Being a new to Blu-ray (this is a dual format disc, so a DVD is also included) disc, we’re treated to a plethora of supplements that weren’t on the previous Fox DVD. Let’s dive in and check them out.

  • Audio Commentary – There are technically two (or maybe one and a half is the way to phrase it), the first with Alan Heim, the film’s editor as he discusses the film, its reception and some of the ins and outs of the production. It would seem that Scheider’s comments from the DVD track are spliced in, but it’s been so long since I’ve heard that track I can’t say for sure. Suffice it to say, it’s better to have this than not and given Criterion’s relationship with Fox, I’d say it’s the same track.
  • Alan Heim Interview – New to this Blu-ray is an interview with Alan Heim as he discusses his work on the film as well as his other collaborations with Fosse in Star 80 and Lenny.
  • Ann Reinking and Erzsebet Foldi Interviews – These two are obviously friends and in another new supplement to this disc, the two discuss the ups and downs of working with Fosse as well as his various “eccentricities” as both a Director and Choreographer.
  • Tommorow Interview – Agnes De Mille and Fosse are interviewed by a much younger Tom Snyder circa 1980 on his show Tomorrow.
  • Sam Wasson Interview – Fosse’s biographer focuses mainly on the life and career of the legend and, in particular, that of All that Jazz.
  • The South Bank Show – Circa 1981 (just look at those clothes!), this is a straight-forward interview with Fosse (on a show I’ve never heard of).
  • Portrait of a Choreographer – This 22 minute documentary circa 2007 focuses on Fosse’s stars like Liza Minnelli as well as some of today’s stars and Directors like Rob Marshall who sing his praises.
  • Gene Shalit Interview – Circa 1986, film critic Gene Shalit interviews Fosse prior to the opening of Big Deal and just before his revival of Sweet Charity. Sadly this interview was just one year before Fosse passed away.
  • On the Set – We get some behind the scenes footage of the “On Broadway” number and we’re also treated to an interview with actor Roy Scheider (in full makeup no less).

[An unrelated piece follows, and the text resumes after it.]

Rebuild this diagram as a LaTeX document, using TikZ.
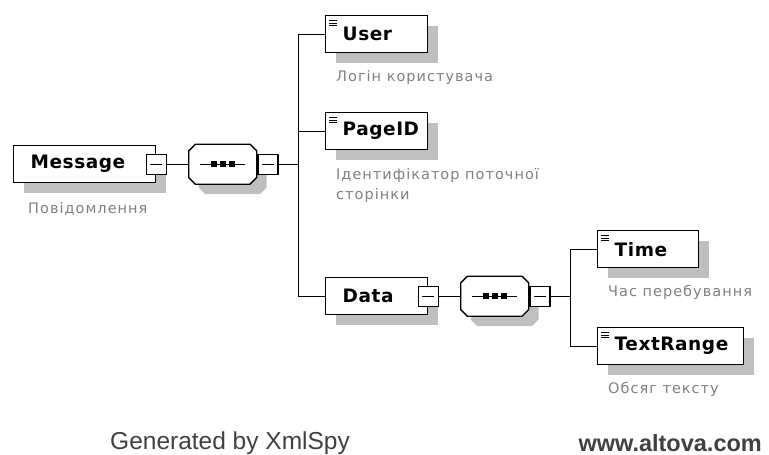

  • The Soundtrack: Perverting the Standards – Rob Marshall, Liza Minnelli and others discuss the use of songs in the film.
  • The Making of “On Broadway” – Songwriter George Benson gives us the skinny on the inspiration for the song came from as well as his efforts in recording it in front of an audience.
  • Illustrated Booklet – As is the case with most all Criterion releases, there’s an illustrated booklet with photos from the film and set as well as an essay on the movie.